Dark Water by Caro Ramsay
I was halfway through Caro Ramsay’s stupendous new thriller before I learned, with some surprise, that it was billed as the third book in the Anderson and Costello series. Crime writers love a recurring protagonist – it gives room to form character arcs and relationships beyond the episodic, potentially formulaic storylines – and some of the best have created heroes that are now embedded deep in the pop-culture consciousness – Ramsay’s fellow Scot Val McDermid’s Jordan and Hill, Lynda La Plante’s inimitable Tennison.
The aforementioned characters are, however, notable not just for their forensic and investigative skills but also for spectacular personal flaws. I failed, at first, to note the importance of DI Colin Anderson and DS Freddie Costello, partly because they are just two of more than a dozen intriguing Glaswegian police officers working to solve the mysterious murder that opens the book, but also because any private dysfunction is treated with a lightness of hand generally seen only in the best crime fiction.
Which this is.
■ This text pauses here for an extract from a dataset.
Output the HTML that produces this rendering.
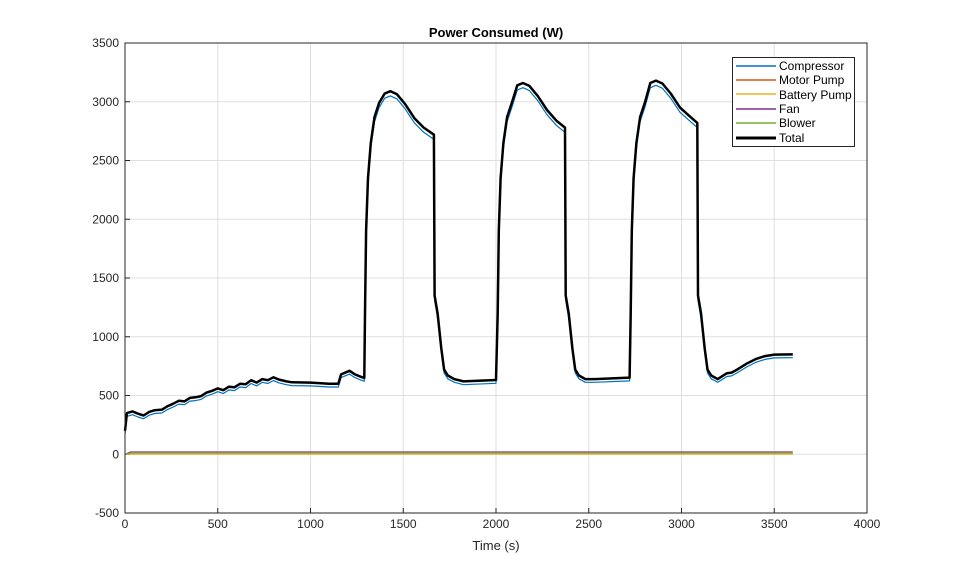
<!DOCTYPE html>
<html><head><style>body{margin:0;background:#fff}svg{display:block;font-family:"Liberation Sans",Arial,sans-serif}</style></head>
<body>
<svg id="s" width="959" height="577" xmlns="http://www.w3.org/2000/svg">
<rect x="125" y="43" width="742" height="470" fill="#fff" stroke="#262626" stroke-width="1"/>
<g id="grid" stroke="#dfdfdf" stroke-width="1"></g>
<g id="ticks" font-size="12" fill="#262626"></g>
<g id="series" fill="none"></g>
<rect x="125" y="43" width="742" height="470" fill="none" stroke="#262626" stroke-width="1"/>
<text x="496" y="37" text-anchor="middle" font-size="13" font-weight="bold" fill="#000">Power Consumed (W)</text>
<text x="496" y="550" text-anchor="middle" font-size="13" fill="#262626">Time (s)</text>
<g font-size="12" fill="#000">
<rect x="732.5" y="57.5" width="122" height="89" fill="#fff" stroke="#262626"/>
<line x1="736" x2="776" y1="66" y2="66" stroke="#0072bd" stroke-width="1.5"/><text x="779" y="70">Compressor</text>
<line x1="736" x2="776" y1="80" y2="80" stroke="#d95319" stroke-width="1.5"/><text x="779" y="84">Motor Pump</text>
<line x1="736" x2="776" y1="94" y2="94" stroke="#edb120" stroke-width="1.5"/><text x="779" y="99">Battery Pump</text>
<line x1="736" x2="776" y1="109" y2="109" stroke="#7e2f8e" stroke-width="1.5"/><text x="779" y="113">Fan</text>
<line x1="736" x2="776" y1="123" y2="123" stroke="#77ac30" stroke-width="1.5"/><text x="779" y="127">Blower</text>
<line x1="736" x2="776" y1="138" y2="138" stroke="#000" stroke-width="3"/><text x="779" y="142">Total</text>
</g>
</svg>
<script>
const X=t=>125+t*0.1855,Y=w=>454.25-w*0.1175;
let g='',tk='';
for(let t=0;t<=4000;t+=500){const x=X(t);g+=`<line x1="${x}" x2="${x}" y1="43" y2="513"/>`;tk+=`<text x="${x}" y="528" text-anchor="middle">${t}</text><line x1="${x}" x2="${x}" y1="513" y2="508" stroke="#262626"/>`;}
for(let w=-500;w<=3500;w+=500){const y=Y(w);g+=`<line x1="125" x2="867" y1="${y}" y2="${y}"/>`;tk+=`<text x="119" y="${y+4}" text-anchor="end">${w}</text><line x1="125" x2="130" y1="${y}" y2="${y}" stroke="#262626"/>`;}
document.getElementById('grid').innerHTML=g;document.getElementById('ticks').innerHTML=tk;
function cycle(t0,t1,peak,end,after){ // rise at t0, drop at t1
 const d=t1-t0;return [[t0,640],[t0+4,1200],[t0+10,1900],[t0+20,2350],[t0+35,2650],[t0+55,2870],[t0+80,2990],[t0+110,peak-20],[t0+140,peak],[t0+175,peak-25],[t0+220,peak-110],[t0+270,peak-230],[t0+320,end+60],[t1,end],[t1+4,1350],[t1+20,1200],[t1+40,900],[t1+55,720],[t1+75,670],[t1+110,640],[t1+160,after]];
}
const P=[[0,200],[10,350],[40,365],[70,345],[100,330],[130,360],[160,375],[200,380],[230,410],[260,430],[290,455],[320,450],[350,480],[380,485],[410,495],[440,525],[470,540],[500,560],[530,545],[560,575],[590,570],[620,600],[650,595],[680,630],[710,610],[740,640],[770,630],[800,655],[830,635],[870,620],[900,612],[1000,610],[1100,600],[1150,600],[1165,680],[1210,710],[1240,680],[1270,660],[1290,650],
...cycle(1290,1665,3090,2720,620).slice(1),[2000,632],
...cycle(2005,2372,3160,2780,640).slice(1),[2720,652],
...cycle(2722,3085,3180,2820,690).slice(1),[3270,695],[3300,720],[3350,770],[3400,810],[3450,835],[3500,848],[3600,850]];
const path=(f,c,w)=>`<path d="M${P.map(p=>X(p[0]).toFixed(1)+','+Y(f(p)).toFixed(1)).join('L')}" stroke="${c}" stroke-width="${w}" stroke-linejoin="round"/>`;
const flat=(v,c)=>`<path d="M${X(0)},${Y(0)}L${X(30)},${Y(v)}L${X(3600)},${Y(v)}" stroke="${c}" stroke-width="1"/>`;
let s=flat(2,'#d95319')+flat(0,'#edb120')+flat(20,'#7e2f8e')+flat(12,'#77ac30');
s+=path(p=>p[1]-(p[1]>1000?40:28),'#0072bd',1.2);
s+=path(p=>p[1],'#000',2.5);
document.getElementById('series').innerHTML=s;
</script>
</body></html>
Dark Water, featuring one of the most chilling prologues I have read, is a gritty, lucid police procedural that maintains a stranglehold on the reader – and more than a few unfortunate characters. The crime committed in the opening passage remains unsolved at the start of the first chapter, and is unearthed once more when, 10 years later in grey, 2010 Glasgow, a crime with similar distinctive hallmarks is discovered.
With a steady hand, Ramsay guides her host of oddbods – the disenfranchised family man Anderson, the sprightly, clever Costello, and a rogue’s gallery of colleagues and adversaries – through a minefield of cold cases and around a merry-go-round of potential, usually quickly-discounted, suspects. She possesses a fine ear for dialogue (a beast of burden for many writers), and her sparing use of dialect serves to enhance rather than distract.
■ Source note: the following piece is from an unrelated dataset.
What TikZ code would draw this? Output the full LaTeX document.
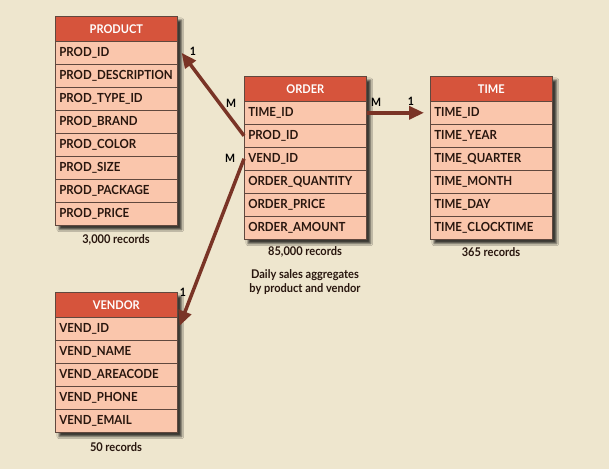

Ramsay has said that she prefers writing about the aftermath of violence, rather than the violence itself, and indeed, the novel is free of the literal, visceral depictions you expect from a Hayder or Kellerman. But she cuts it fine, and her penchant for beginning or ending a scene just outside the violent act, and for having her talented, jaded cops pore over the grisly evidence of brutality, has the effect of heightening the intensity, suspense and sheer thrill of the story.
Ramsay continues to work full-time as an osteopath and told an interviewer she has little time for research, but this is not the only reason she has chosen to set her books in her homeland: she has an acute awareness of how the Scottish weather, which she describes as “black, brooding and chilling”, can be used to set tone and mood.
Given the landscape, she notes, Scottish crime fiction “leads itself to the dark and dangerous”, and she brings this view to bear in the novel’s later action, which occurs primarily in a sprawling country estate of wooded paths, secret entrances, flora-filled greenhouses and a fog-laden lake.
Dark Water is a novel of unnerving precision and narrative weight, and with it Ramsay should be considered for a place alongside McDermid and Rankin as one of the great crime-writing Scots.